Posted: 01.10.2021 12:32:00

The most expensive heating winter of all time is imminent in Europe

Gas shortages threaten Europe with rising prices and food shortages. Electricity and gas bills have already started to rise, and some countries have also faced fertiliser shortages, the BBC reported.

According to Action News Now, the wholesale price of natural gas rose to record highs in the UK, France, Spain, Germany and Italy.
Gas prices in Europe have more than tripled since the beginning of the year and, according to Gazprom CEO, Alexei Miller, will continue to break records.

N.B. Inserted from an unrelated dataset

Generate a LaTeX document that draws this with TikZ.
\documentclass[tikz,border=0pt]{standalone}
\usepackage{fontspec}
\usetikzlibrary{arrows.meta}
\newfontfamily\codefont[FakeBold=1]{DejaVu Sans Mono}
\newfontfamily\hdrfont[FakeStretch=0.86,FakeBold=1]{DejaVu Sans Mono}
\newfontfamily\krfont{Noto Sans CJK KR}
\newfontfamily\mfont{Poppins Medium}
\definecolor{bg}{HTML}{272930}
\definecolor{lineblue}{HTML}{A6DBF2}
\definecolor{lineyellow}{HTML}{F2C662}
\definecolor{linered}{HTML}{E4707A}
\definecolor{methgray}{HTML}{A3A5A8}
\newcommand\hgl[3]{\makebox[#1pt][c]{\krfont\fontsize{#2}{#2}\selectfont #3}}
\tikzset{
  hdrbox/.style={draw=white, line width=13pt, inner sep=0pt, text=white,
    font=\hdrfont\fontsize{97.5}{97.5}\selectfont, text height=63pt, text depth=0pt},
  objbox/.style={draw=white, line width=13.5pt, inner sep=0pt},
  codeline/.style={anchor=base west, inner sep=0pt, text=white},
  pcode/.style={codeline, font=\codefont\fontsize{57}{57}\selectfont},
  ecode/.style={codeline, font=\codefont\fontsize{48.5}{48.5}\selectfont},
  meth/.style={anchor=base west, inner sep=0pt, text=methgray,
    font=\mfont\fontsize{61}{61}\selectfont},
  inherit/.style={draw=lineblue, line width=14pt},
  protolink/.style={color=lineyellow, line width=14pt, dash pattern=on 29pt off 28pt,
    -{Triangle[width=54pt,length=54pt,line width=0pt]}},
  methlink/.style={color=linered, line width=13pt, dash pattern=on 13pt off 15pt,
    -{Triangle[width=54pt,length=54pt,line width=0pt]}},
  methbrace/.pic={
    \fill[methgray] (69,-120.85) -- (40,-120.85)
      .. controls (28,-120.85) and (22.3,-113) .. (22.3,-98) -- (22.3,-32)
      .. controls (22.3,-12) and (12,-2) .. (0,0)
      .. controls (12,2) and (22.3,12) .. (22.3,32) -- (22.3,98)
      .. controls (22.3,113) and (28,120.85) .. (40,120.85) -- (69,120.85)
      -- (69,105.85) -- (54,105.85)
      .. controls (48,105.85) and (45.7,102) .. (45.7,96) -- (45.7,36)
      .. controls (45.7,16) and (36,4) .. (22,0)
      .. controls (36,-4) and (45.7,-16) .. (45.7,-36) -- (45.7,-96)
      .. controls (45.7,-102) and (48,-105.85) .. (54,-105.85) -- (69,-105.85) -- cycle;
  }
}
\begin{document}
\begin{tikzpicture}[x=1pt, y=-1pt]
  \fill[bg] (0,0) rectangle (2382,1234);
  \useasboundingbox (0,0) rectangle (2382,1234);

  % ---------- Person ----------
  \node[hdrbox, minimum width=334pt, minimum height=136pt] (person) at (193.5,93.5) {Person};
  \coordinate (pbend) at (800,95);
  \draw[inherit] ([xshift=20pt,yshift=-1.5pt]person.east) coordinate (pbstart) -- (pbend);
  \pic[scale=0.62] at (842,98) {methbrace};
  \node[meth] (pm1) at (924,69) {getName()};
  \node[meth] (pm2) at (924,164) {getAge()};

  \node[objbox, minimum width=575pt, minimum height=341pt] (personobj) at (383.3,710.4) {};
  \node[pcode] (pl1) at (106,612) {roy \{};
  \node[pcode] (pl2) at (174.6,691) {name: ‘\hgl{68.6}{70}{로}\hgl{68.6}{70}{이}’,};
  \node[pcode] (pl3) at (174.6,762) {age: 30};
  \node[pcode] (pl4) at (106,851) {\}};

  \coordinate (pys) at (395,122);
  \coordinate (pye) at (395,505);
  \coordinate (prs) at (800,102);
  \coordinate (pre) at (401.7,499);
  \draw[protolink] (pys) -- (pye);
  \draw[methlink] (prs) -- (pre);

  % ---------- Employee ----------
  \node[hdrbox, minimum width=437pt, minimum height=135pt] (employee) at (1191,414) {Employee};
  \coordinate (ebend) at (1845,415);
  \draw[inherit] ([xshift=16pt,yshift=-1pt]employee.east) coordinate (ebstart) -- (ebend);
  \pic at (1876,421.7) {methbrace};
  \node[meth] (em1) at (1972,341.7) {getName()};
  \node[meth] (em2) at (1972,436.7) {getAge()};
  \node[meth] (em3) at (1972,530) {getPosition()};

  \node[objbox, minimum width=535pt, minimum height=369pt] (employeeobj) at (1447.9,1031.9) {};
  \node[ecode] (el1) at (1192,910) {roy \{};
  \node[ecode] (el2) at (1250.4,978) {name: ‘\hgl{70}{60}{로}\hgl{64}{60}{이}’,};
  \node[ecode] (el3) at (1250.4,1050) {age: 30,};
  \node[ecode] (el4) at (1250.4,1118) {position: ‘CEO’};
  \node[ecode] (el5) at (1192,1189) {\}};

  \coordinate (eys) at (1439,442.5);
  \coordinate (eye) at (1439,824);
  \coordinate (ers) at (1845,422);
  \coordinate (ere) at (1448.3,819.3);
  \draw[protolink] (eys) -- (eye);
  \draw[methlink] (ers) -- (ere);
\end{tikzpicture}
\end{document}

The result will be ‘growing discontent among voters already impoverished in the pandemic, as well as the threat of further impoverishment due to the fact that rising utility costs are holding back consumption — the main engine of the European economy’, the BBC reports.
Residents of Germany who heat their homes with gas must be prepared for a sharp rise in energy prices. The reason is record prices for gas and electricity, as well as sharply increased prices for fuel oil. Carsten Fritsch, Commerzbank’s raw material expert, warns that the most expensive winter of all time is inevitable, as written in German edition ‘Bild’.

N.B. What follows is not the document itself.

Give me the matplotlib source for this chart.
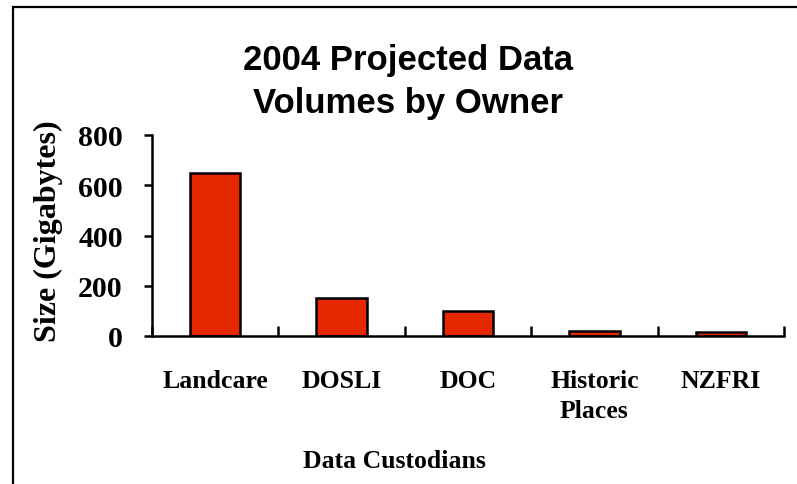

Dozens of utilities have already raised prices, arguing for the move by higher purchasing prices for natural gas due to sharply increased demand after the economy emerged from the pandemic, as well as relatively empty storage facilities. In the current period of time, the market price for gas is at an all-time high.
Gas supplies from Russia remain limited as the country is restoring its own reserves, and gas exports from Norway were below average due to repairs at fields and processing stations. Experts believe that the final price will depend on many factors, including weather conditions and the pandemic, the volume of gas supplies from Russia to the European market and price competition from Asian countries.
According to the BBC, an extremely unfavourable situation is developing in the UK, which has left the EU. Prices there are growing faster, and the economy is recovering more slowly than those of its European neighbours, because in addition to the coronavirus, the consequences of Brexit, and now also expensive gas, are affecting it.
“The British experience demonstrates how a gas shortage can turn into a food crisis,” writes the BBC and points out that local farmers and supermarkets have already warned of the high likelihood of a rise in food prices.
Earlier, European Commissioner for Energy, Kadri Simson, promised that the European Commission in the coming weeks will determine a list of measures that EU member states can apply to solve the problem of high energy prices.